Some characters have to sell themselves as characters, have to protagonize, on the fly. These types are embroiled in the Conflict from page one, caught in the Story’s jaws from jump, and over-determined by it. Perfect example of this is Lilith from Octavia Butler’s Dawn. She spends the entirety of Dawn imprisoned by the alien Ooloi, and because of this every bit of Lilith’s characterization occurs within the Conflict. We never experience Lilith before the Conflict, are never shown scenes of her time before the aliens.
Contrast this style of character creation with the approach Butler uses for the protagonist of Kindred. In the novel we spend quite a lot of time with Dana before the Conflict (Time-Travel-Plantation). We learn about her character, her habits, her hardships and aspirations, her morality, and indirectly, her extended family, her spatial and social world. And then when the Time-Travel-Plantation Conflict kicks in we learn who Dana becomes under that pressurization.

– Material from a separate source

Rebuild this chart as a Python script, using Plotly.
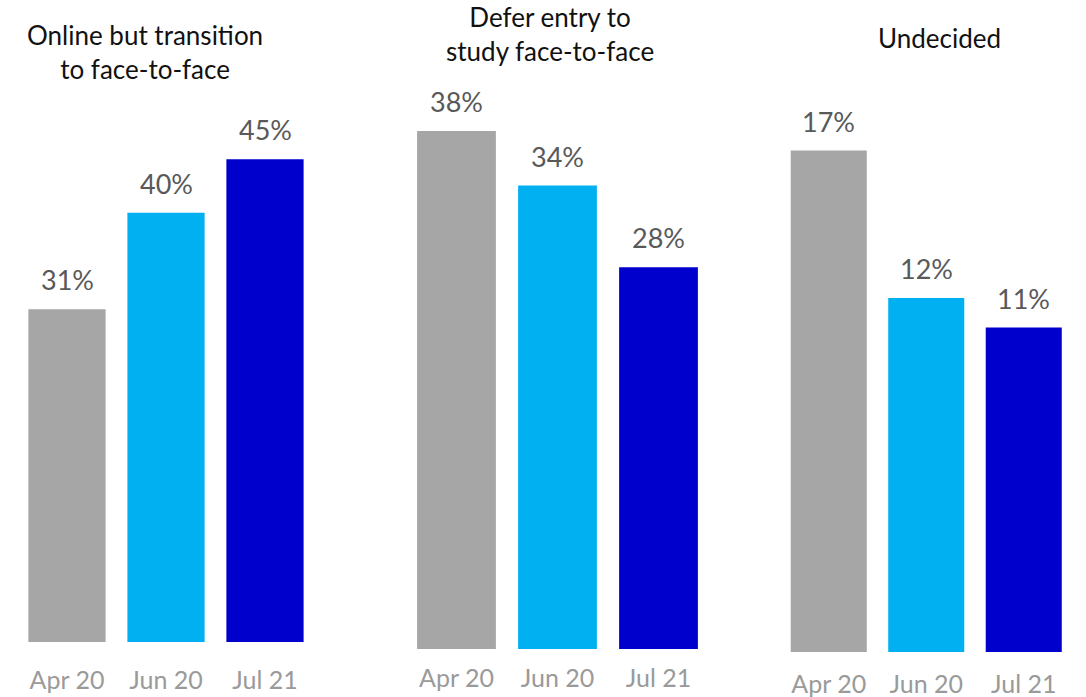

(And what about stories that start in media res — aka in Conflict — but flash back repeatedly to the time before the Conflict? Stories that alternate between Conflict chapters and Time Before chapters? I consider these to be Conflict-leaning hybrids because the Time Before is being unfolded within the cognitive confines of the Conflict and therefore will always carry its tint.)
There are plenty of reasons a writer chooses one of the above patterns over the other — maybe the Story needs to start in media res or the character only makes sense when you represent their base lives — or maybe the character (or the Story) only really lives under the onslaught of Conflict — or maybe it’s just what the story needs, the usual art mystery that explains a lot of our narrative decisions.
I’m interested here in the technique that defines stories like Kindred. When the writer grants the reader a panoramic portrait of the protagonist’s life in the time before the disruption that is the Conflict — the routines, relationships, troubles, wants, histories, institutions, spaces that connect them to the place they are rooted in, to their metaphoric home.
A technique that I call, in my homebrew, a Homeworld.